▶ _What needs to be done_:
Pull out the lines from the line containing "Output the Python" through the line containing "plt.rcParams['font.family'] = ['Liberation", both lines included, and copy them exactly.
====== Input data ======
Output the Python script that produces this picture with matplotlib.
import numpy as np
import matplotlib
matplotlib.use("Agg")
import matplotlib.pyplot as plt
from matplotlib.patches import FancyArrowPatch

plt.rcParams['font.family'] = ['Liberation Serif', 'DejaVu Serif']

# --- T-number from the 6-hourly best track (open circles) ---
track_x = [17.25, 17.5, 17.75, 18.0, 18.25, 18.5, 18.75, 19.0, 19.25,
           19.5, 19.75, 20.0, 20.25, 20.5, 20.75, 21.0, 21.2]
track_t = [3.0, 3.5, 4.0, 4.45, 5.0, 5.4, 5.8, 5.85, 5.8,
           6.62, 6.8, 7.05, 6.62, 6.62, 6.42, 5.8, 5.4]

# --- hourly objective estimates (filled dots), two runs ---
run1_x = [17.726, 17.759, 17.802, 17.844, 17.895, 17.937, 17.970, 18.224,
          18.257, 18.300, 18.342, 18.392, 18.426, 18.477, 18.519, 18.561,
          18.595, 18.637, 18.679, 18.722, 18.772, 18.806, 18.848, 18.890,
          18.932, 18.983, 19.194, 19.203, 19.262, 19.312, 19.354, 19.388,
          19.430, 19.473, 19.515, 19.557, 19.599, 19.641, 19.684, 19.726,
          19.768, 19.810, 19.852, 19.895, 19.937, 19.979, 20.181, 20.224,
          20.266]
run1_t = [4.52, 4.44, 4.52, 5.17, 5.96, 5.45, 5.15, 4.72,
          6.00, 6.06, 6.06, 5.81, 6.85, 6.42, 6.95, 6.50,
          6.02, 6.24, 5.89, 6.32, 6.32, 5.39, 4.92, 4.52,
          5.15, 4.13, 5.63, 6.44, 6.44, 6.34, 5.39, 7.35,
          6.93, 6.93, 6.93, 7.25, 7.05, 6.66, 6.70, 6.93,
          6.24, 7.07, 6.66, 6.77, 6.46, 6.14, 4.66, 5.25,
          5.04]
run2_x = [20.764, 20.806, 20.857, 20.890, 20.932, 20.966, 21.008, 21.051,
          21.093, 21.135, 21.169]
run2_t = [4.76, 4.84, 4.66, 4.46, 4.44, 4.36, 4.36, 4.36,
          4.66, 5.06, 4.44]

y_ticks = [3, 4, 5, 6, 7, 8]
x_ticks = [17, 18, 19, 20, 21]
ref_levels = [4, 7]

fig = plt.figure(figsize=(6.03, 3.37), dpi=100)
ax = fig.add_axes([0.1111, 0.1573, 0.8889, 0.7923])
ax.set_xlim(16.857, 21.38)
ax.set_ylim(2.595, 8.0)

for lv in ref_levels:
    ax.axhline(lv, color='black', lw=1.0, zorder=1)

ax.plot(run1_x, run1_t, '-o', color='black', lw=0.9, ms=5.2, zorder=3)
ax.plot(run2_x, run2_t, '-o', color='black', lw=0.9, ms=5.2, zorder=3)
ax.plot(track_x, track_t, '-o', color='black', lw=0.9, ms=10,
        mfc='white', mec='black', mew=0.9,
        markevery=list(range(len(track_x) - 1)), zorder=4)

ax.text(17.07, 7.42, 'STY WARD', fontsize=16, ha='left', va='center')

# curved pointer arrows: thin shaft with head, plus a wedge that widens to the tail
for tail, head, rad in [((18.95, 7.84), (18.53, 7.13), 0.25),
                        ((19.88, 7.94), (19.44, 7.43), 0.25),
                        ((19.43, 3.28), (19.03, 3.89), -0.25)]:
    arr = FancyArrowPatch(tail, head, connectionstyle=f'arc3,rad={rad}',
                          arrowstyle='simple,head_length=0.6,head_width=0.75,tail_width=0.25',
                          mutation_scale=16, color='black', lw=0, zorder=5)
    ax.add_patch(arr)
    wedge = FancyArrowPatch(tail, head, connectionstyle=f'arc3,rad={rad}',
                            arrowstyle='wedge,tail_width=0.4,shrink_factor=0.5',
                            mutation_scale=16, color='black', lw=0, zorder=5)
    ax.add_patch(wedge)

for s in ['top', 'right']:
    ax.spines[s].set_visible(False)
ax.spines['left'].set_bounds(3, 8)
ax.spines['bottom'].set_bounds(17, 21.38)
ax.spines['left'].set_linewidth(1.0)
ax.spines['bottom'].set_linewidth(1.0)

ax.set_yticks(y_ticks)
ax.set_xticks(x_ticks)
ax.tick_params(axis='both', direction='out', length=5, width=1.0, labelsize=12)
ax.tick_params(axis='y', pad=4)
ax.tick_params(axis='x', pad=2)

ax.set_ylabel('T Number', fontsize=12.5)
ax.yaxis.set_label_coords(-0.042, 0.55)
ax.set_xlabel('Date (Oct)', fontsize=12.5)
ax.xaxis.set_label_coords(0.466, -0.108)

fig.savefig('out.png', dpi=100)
======
====== Input data ======
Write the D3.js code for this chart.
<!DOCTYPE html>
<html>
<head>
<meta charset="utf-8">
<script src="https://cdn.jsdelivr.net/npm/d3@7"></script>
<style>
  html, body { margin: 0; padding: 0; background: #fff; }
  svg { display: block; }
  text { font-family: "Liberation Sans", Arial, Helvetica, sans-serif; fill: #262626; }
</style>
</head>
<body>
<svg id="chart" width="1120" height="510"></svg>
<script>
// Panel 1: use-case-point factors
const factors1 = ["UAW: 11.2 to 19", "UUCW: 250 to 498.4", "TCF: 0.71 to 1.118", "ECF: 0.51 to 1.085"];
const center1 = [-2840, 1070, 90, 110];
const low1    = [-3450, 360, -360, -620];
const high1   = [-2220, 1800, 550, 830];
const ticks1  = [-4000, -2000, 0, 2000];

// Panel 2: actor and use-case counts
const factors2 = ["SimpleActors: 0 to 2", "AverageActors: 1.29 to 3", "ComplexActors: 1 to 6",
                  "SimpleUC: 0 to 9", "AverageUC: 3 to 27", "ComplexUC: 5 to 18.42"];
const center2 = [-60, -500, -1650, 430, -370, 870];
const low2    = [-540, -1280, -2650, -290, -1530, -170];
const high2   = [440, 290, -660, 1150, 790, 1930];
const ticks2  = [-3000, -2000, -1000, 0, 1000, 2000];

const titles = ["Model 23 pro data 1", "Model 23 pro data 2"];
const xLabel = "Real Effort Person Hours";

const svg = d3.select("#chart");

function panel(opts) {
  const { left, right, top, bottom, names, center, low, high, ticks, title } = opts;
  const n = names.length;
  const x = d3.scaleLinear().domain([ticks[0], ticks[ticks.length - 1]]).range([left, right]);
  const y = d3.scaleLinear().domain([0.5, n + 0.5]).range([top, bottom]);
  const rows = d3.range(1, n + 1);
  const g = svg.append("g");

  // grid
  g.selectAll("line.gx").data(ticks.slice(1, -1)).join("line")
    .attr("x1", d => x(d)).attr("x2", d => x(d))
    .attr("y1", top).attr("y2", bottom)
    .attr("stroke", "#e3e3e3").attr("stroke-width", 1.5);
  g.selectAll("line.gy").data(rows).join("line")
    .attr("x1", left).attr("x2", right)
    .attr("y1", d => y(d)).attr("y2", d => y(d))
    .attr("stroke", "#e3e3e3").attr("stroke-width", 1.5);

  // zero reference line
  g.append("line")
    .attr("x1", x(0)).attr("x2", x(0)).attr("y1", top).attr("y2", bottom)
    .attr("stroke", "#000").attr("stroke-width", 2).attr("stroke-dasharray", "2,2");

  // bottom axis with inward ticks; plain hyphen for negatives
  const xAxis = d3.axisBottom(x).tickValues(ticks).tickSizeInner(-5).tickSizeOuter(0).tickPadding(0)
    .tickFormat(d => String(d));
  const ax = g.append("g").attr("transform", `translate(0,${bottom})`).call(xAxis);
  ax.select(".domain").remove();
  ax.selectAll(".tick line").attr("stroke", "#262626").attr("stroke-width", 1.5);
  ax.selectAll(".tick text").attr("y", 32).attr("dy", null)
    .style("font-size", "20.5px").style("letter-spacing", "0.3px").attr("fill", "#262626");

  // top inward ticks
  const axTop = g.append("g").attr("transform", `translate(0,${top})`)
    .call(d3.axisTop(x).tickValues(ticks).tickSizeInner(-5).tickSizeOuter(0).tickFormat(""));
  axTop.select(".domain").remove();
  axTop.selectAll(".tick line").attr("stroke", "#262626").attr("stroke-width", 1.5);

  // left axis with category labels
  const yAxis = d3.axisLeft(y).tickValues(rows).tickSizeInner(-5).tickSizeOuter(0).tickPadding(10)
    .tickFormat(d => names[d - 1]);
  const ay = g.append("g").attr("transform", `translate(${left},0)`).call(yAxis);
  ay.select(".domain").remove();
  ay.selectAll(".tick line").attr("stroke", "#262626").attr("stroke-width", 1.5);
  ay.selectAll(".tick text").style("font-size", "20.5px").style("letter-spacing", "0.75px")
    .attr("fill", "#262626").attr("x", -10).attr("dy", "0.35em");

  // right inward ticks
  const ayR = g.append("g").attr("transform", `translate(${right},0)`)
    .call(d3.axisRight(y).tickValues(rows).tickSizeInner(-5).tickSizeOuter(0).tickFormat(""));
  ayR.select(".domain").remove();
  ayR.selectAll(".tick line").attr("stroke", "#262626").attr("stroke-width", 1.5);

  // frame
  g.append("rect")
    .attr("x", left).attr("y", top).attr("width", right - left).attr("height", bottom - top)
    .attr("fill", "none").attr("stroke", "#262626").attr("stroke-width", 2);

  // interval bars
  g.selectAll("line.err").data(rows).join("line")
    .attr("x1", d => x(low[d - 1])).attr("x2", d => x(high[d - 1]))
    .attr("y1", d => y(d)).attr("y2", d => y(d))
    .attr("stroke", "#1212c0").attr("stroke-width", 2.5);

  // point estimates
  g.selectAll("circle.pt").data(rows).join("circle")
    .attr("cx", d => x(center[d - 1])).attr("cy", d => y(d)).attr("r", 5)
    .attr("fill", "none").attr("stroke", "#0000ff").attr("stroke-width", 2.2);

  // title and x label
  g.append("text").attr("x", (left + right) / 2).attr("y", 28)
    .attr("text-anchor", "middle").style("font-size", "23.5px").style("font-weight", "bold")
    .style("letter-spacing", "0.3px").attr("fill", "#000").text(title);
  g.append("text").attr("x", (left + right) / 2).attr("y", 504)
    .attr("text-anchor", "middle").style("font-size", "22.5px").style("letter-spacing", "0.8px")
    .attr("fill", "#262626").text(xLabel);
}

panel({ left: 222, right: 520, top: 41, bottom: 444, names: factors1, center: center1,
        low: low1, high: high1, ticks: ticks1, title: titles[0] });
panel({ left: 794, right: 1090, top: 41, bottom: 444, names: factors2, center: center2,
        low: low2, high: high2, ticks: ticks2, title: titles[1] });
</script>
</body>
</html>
======
▶ _Response below_:
Output the Python script that produces this picture with matplotlib.
import numpy as np
import matplotlib
matplotlib.use("Agg")
import matplotlib.pyplot as plt
from matplotlib.patches import FancyArrowPatch

plt.rcParams['font.family'] = ['Liberation Serif', 'DejaVu Serif']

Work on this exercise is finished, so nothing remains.